AIM :: For the copy, please give all of the data again exactly and leave the pictures out.

START

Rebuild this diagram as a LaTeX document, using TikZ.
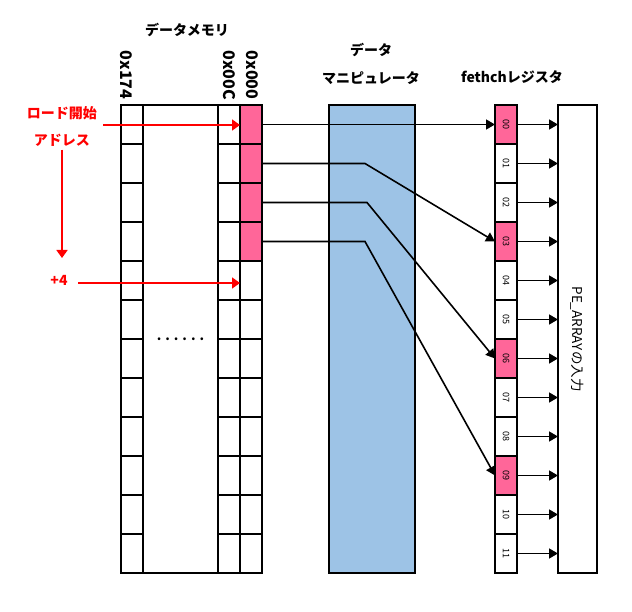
\documentclass[tikz,border=0pt]{standalone}
\usepackage{fontspec}
\setmainfont{Noto Sans CJK JP}
\usetikzlibrary{arrows.meta}
\definecolor{cellpink}{RGB}{255,102,153}
\definecolor{manipblue}{RGB}{157,195,230}
\definecolor{loadred}{RGB}{255,0,0}

\begin{document}
\begin{tikzpicture}[
        %We set the units and define some styles
        x=1pt, y=-1pt,
        cell/.style={draw, line width=1.8pt, minimum width=22pt, minimum height=39pt, inner sep=0pt, outer sep=0pt},
        tall box/.style={draw, line width=1.8pt, minimum height=468pt, inner sep=0pt, outer sep=0pt},
        data line/.style={line width=1.6pt, -{Triangle[length=9pt,width=10pt]}},
        red line/.style={line width=1.8pt, draw=loadred, -{Triangle[length=8pt,width=11pt]}},
        heading/.style={font=\bfseries\fontsize{14}{16}\selectfont},
        red heading/.style={heading, text=loadred},
        addr label/.style={font=\bfseries\fontsize{16}{18}\selectfont, rotate=-90},
        reg label/.style={font=\fontsize{9}{9}\selectfont},
        every node/.style={color=black,}
     ]
    \useasboundingbox (0,0) rectangle (632,612);

    % Titles
    \node[heading] (memtitle) at (187,30) {データメモリ};
    \node[heading] (maniptitle) at (371,50) {データ};
    \node[heading] (maniptitlex) at (371,78) {マニピュレータ};
    \node[heading] (regtitle) at (512,77) {fethchレジスタ};
    \node[addr label] (a174) at (126,75) {0x174};
    \node[addr label] (a00c) at (229,75) {0x00C};
    \node[addr label] (a000) at (252,75) {0x000};

    % Data memory, manipulator and PE input
    \node[tall box, minimum width=75pt] (mwide) at (180.5,339) {\fontsize{13}{13}\selectfont\bfseries . . . . . .};
    \node[tall box, minimum width=86pt, fill=manipblue] (manip) at (372,339) {};
    \node[tall box, minimum width=39pt] (pe) at (577.5,339)
        {\rotatebox{-90}{\fontsize{13.5}{14}\selectfont PE\_ARRAYの入力}};

    % Memory cells and fetch register
    \foreach \r in {0,...,11} {
        \pgfmathtruncatemacro{\m}{mod(\r,3)}
        \ifnum\m=0 \def\regfill{cellpink}\else\def\regfill{white}\fi
        \ifnum\r<4 \def\memfill{cellpink}\else\def\memfill{white}\fi
        \node[cell] (ma\r) at (132,124.5+39*\r) {};
        \node[cell] (mc\r) at (229,124.5+39*\r) {};
        \node[cell, fill=\memfill] (md\r) at (251,124.5+39*\r) {};
        \node[cell, fill=\regfill, reg label] (rg\r) at (506,124.5+39*\r)
            {\rotatebox{-90}{\ifnum\r<10 0\fi\r}};
        \draw[data line] (rg\r.east) -- (rg\r.east -| pe.west);
    }

    % Bends of the data lines
    \coordinate (bend1) at (365,163.5);
    \coordinate (bend2) at (367,202.5);
    \coordinate (bend3) at (365,241.5);
    \draw[data line] (md0.east) -- (rg0.west);
    \draw[data line] (md1.east) -- (bend1) -- (rg3.west);
    \draw[data line] (md2.east) -- (bend2) -- (rg6.west);
    \draw[data line] (md3.east) -- (bend3) -- (rg9.west);

    % Load start address
    \node[red heading] (load) at (62,113) {ロード開始};
    \node[red heading] (addr) at (62,140) {アドレス};
    \node[red heading] (plus) at (59,280) {+4};
    \coordinate (loadstart) at (103,125);
    \coordinate (stepend) at (62,258);
    \coordinate (plusstart) at (78,283);
    \draw[red line] (loadstart) -- (loadstart -| md0.west);
    \draw[red line] (addr.south) -- (stepend);
    \draw[red line] (plusstart) -- (plusstart -| md5.west);
\end{tikzpicture}
\end{document}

END

OUTPUT FOR THIS TASK ::
Rebuild this diagram as a LaTeX document, using TikZ.
\documentclass[tikz,border=0pt]{standalone}
\usepackage{fontspec}
\setmainfont{Noto Sans CJK JP}
\usetikzlibrary{arrows.meta}
\definecolor{cellpink}{RGB}{255,102,153}
\definecolor{manipblue}{RGB}{157,195,230}
\definecolor{loadred}{RGB}{255,0,0}

\begin{document}
\begin{tikzpicture}[
        %We set the units and define some styles
        x=1pt, y=-1pt,
        cell/.style={draw, line width=1.8pt, minimum width=22pt, minimum height=39pt, inner sep=0pt, outer sep=0pt},
        tall box/.style={draw, line width=1.8pt, minimum height=468pt, inner sep=0pt, outer sep=0pt},
        data line/.style={line width=1.6pt, -{Triangle[length=9pt,width=10pt]}},
        red line/.style={line width=1.8pt, draw=loadred, -{Triangle[length=8pt,width=11pt]}},
        heading/.style={font=\bfseries\fontsize{14}{16}\selectfont},
        red heading/.style={heading, text=loadred},
        addr label/.style={font=\bfseries\fontsize{16}{18}\selectfont, rotate=-90},
        reg label/.style={font=\fontsize{9}{9}\selectfont},
        every node/.style={color=black,}
     ]
    \useasboundingbox (0,0) rectangle (632,612);

    % Titles
    \node[heading] (memtitle) at (187,30) {データメモリ};
    \node[heading] (maniptitle) at (371,50) {データ};
    \node[heading] (maniptitlex) at (371,78) {マニピュレータ};
    \node[heading] (regtitle) at (512,77) {fethchレジスタ};
    \node[addr label] (a174) at (126,75) {0x174};
    \node[addr label] (a00c) at (229,75) {0x00C};
    \node[addr label] (a000) at (252,75) {0x000};

    % Data memory, manipulator and PE input
    \node[tall box, minimum width=75pt] (mwide) at (180.5,339) {\fontsize{13}{13}\selectfont\bfseries . . . . . .};
    \node[tall box, minimum width=86pt, fill=manipblue] (manip) at (372,339) {};
    \node[tall box, minimum width=39pt] (pe) at (577.5,339)
        {\rotatebox{-90}{\fontsize{13.5}{14}\selectfont PE\_ARRAYの入力}};

    % Memory cells and fetch register
    \foreach \r in {0,...,11} {
        \pgfmathtruncatemacro{\m}{mod(\r,3)}
        \ifnum\m=0 \def\regfill{cellpink}\else\def\regfill{white}\fi
        \ifnum\r<4 \def\memfill{cellpink}\else\def\memfill{white}\fi
        \node[cell] (ma\r) at (132,124.5+39*\r) {};
        \node[cell] (mc\r) at (229,124.5+39*\r) {};
        \node[cell, fill=\memfill] (md\r) at (251,124.5+39*\r) {};
        \node[cell, fill=\regfill, reg label] (rg\r) at (506,124.5+39*\r)
            {\rotatebox{-90}{\ifnum\r<10 0\fi\r}};
        \draw[data line] (rg\r.east) -- (rg\r.east -| pe.west);
    }

    % Bends of the data lines
    \coordinate (bend1) at (365,163.5);
    \coordinate (bend2) at (367,202.5);
    \coordinate (bend3) at (365,241.5);
    \draw[data line] (md0.east) -- (rg0.west);
    \draw[data line] (md1.east) -- (bend1) -- (rg3.west);
    \draw[data line] (md2.east) -- (bend2) -- (rg6.west);
    \draw[data line] (md3.east) -- (bend3) -- (rg9.west);

    % Load start address
    \node[red heading] (load) at (62,113) {ロード開始};
    \node[red heading] (addr) at (62,140) {アドレス};
    \node[red heading] (plus) at (59,280) {+4};
    \coordinate (loadstart) at (103,125);
    \coordinate (stepend) at (62,258);
    \coordinate (plusstart) at (78,283);
    \draw[red line] (loadstart) -- (loadstart -| md0.west);
    \draw[red line] (addr.south) -- (stepend);
    \draw[red line] (plusstart) -- (plusstart -| md5.west);
\end{tikzpicture}
\end{document}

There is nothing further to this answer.